The comments in the article already state the obvious problems with this idea: ridiculously expensive, somewhat dangerous, so many cheaper, easier, better options available (high speed rail, new inland/southern airport), the problem is not that bad to begin with. It's an entertaining slide show though.
posted by peppito at 1:28 PM on October 24, 2009


This sounds good, but an underwater airport will just be asking for trouble from conspiracy buffs. They're already claiming FEMA's built something awful under Denver International (which JUST SO HAPPENED to be closed when Balloon Boy was supposidly in the air).

With the ability to expand the airport in almost any direction under the surface, naturally this will lead to the logical conclusion that ACORN and the MKULTRA commission are building a breeding facility to mix reptilians and gigantic squids to form a race of behemoth aquabeings who will scuttle container ships not trading goods with the Amero or Euro.
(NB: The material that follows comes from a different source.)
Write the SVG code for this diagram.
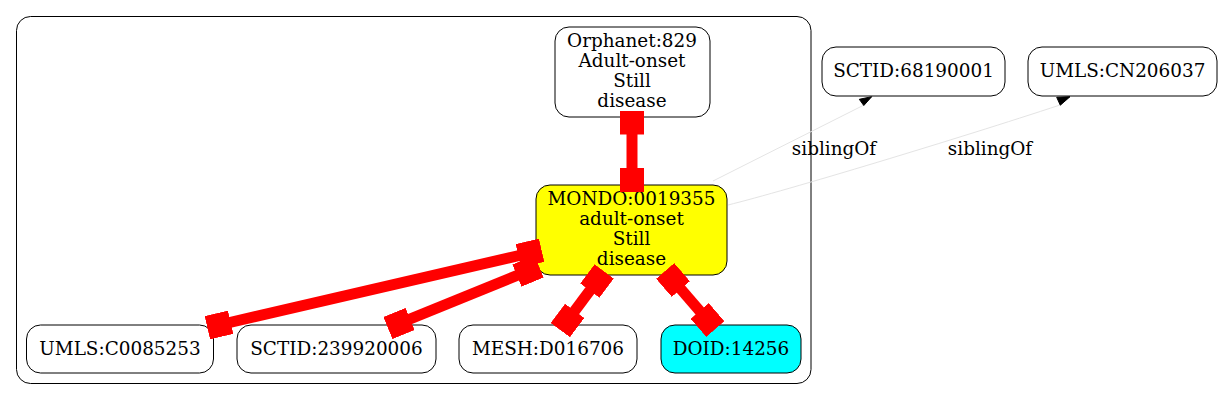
<svg xmlns="http://www.w3.org/2000/svg" width="1229" height="400" viewBox="0 0 1229 400">
<defs>
<style>
.cl{fill:none;stroke:#000;stroke-width:1}
.nd{fill:#fff;stroke:#000;stroke-width:1}
.t{font-family:"DejaVu Serif",serif;font-size:18.4px;fill:#000;text-anchor:middle}
.re{stroke:#f00;stroke-width:11;fill:none;marker-start:url(#bx);marker-end:url(#bx)}
.sib{stroke:#e4e4e4;stroke-width:1;fill:none}
.ah{fill:#000;stroke:#000;stroke-width:1}
</style>
<marker id="bx" viewBox="-12 -12 24 24" refX="0" refY="0" markerWidth="24" markerHeight="24" markerUnits="userSpaceOnUse" orient="auto">
<rect x="-12" y="-12" width="24" height="24" fill="#f00"/>
</marker>
</defs>
<rect width="1229" height="400" fill="#fff"/>
<g id="cluster">
<rect class="cl" x="16.5" y="16.5" width="794.5" height="367" rx="14"/>
</g>
<g id="Orphanet_829">
<rect class="nd" x="555" y="27" width="155" height="90" rx="14"/>
<text class="t" x="632" y="47">Orphanet:829</text>
<text class="t" x="632" y="67">Adult-onset</text>
<text class="t" x="632" y="87">Still</text>
<text class="t" x="632" y="107">disease</text>
</g>
<g id="MONDO_0019355">
<rect class="nd" x="536" y="185" width="191" height="90" rx="14" style="fill:#ffff00"/>
<text class="t" x="631.5" y="205">MONDO:0019355</text>
<text class="t" x="631.5" y="225">adult-onset</text>
<text class="t" x="631.5" y="245">Still</text>
<text class="t" x="631.5" y="265">disease</text>
</g>
<g id="UMLS_C0085253">
<rect class="nd" x="26.5" y="325" width="187" height="48" rx="14"/>
<text class="t" x="120" y="354.5">UMLS:C0085253</text>
</g>
<g id="SCTID_239920006">
<rect class="nd" x="237" y="325" width="199" height="48" rx="14"/>
<text class="t" x="336.5" y="354.5">SCTID:239920006</text>
</g>
<g id="MESH_D016706">
<rect class="nd" x="459" y="325" width="178" height="48" rx="14"/>
<text class="t" x="548" y="354.5">MESH:D016706</text>
</g>
<g id="DOID_14256">
<rect class="nd" x="661" y="325" width="140" height="48" rx="14" style="fill:#00ffff"/>
<text class="t" x="731" y="354.5">DOID:14256</text>
</g>
<g id="SCTID_68190001">
<rect class="nd" x="822" y="47" width="183" height="49" rx="14"/>
<text class="t" x="913.5" y="77">SCTID:68190001</text>
</g>
<g id="UMLS_CN206037">
<rect class="nd" x="1028" y="47" width="189" height="49" rx="14"/>
<text class="t" x="1122.5" y="77">UMLS:CN206037</text>
</g>
<g id="edges">
<path class="re" d="M632,122.5 L632,180"/>
<path class="re" d="M219,325 L530,253"/>
<path class="re" d="M399,323.5 L528,271"/>
<path class="re" d="M597,281 L567.5,320.5"/>
<path class="re" d="M673,280 L707.5,320"/>
<path class="sib" d="M713,181 L864,105"/>
<polygon class="ah" points="859.3,99.3 871.7,96.7 863.8,105.5"/>
<text class="t" x="834" y="155">siblingOf</text>
<path class="sib" d="M728,205 C785,191 960,138 1060,105"/>
<polygon class="ah" points="1056.7,97.3 1070,96.7 1060.3,105.2"/>
<text class="t" x="990" y="155">siblingOf</text>
</g>
</svg>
That said, the option with the most bang for the buck is probably light rail to other airports and urban areas. Of course, if you build roads and/or rails, it's probably part of the NAFTA superhighway, and if it involves trains, FEMA's coffincars will be using it.
posted by mccarty.tim at 4:45 PM on October 24, 2009


Good luck with that $20 billion airport idea. The economy will be in the toilet for the foreseeable future and the days of cheap oil are over.
posted by crapmatic at 5:04 PM on October 24, 2009


My San Diego city guide told me that the multi-story car park which lies very close to the runway offers free parking to pilots on their top floor as a means of reassuring their other customers that the whole structure is not about to be dramatically shortened by carelessly placed landing gear.

If true then that is too good a reason to move the airport from the way it is IMHO.
posted by rongorongo at 6:18 PM on October 24, 2009


Is it the busiest single-runway airport in the world, given that Gatwick has two runways?

Gatwick does, technically, have two runways, but 26R/8L is really an overgrown taxiway marked as a runway. The only time it is used is when 26L/8R is unusable for some reason, and the runways are far too close together to use simultaneously.

So, Gatwick really isn't a two runway airport, it's a one runway airport with a hot spare.

The reason they use 26L/8R as the primary, despite the fact that it's further away from the terminals, is that it's longer. During normal operations 26R/8L is used as a taxiway supporting 26L/8R operations -- and in aerial views, you can clearly see the difference in usage by looking at the rubber left on the runway.
posted by eriko at 6:48 PM on October 24, 2009 [1 favorite]


20 billion wouldn't pay for the first design phase. Who are they kidding?

Ridiculous concept. Personal jet packs for everyone, amirite?
posted by fourcheesemac at 3:02 AM on October 25, 2009


How stupid to contemplate this in the sunset days of cheap and abundant air travel.
wishful thinking, buddy. it's along the lines of saying we should all be vegetarians because it lowers our carbon footprint. the masses have other priorities and cheap air travel is one of them. but don't worry, you won't die in the upcoming inferno. it's your children who will.

what I do wonder is why the marines facility right next to the airport can't be convinced to move to one of tha many, massive military properties next door?
posted by krautland at 6:46 PM on October 25, 2009


This plan is both too expensive -- the depreciation costs alone would make for huge landing fee increases -- and too ridiculous. If the California HSR network is extended to San Diego, that would immediately remove a good chunk of traffic from SAN to LAX and SFO, freeing up slots for long-haul routes. SAN will never need to be as large as LAX unless the population doubles or triples, and that isn't happening anytime soon.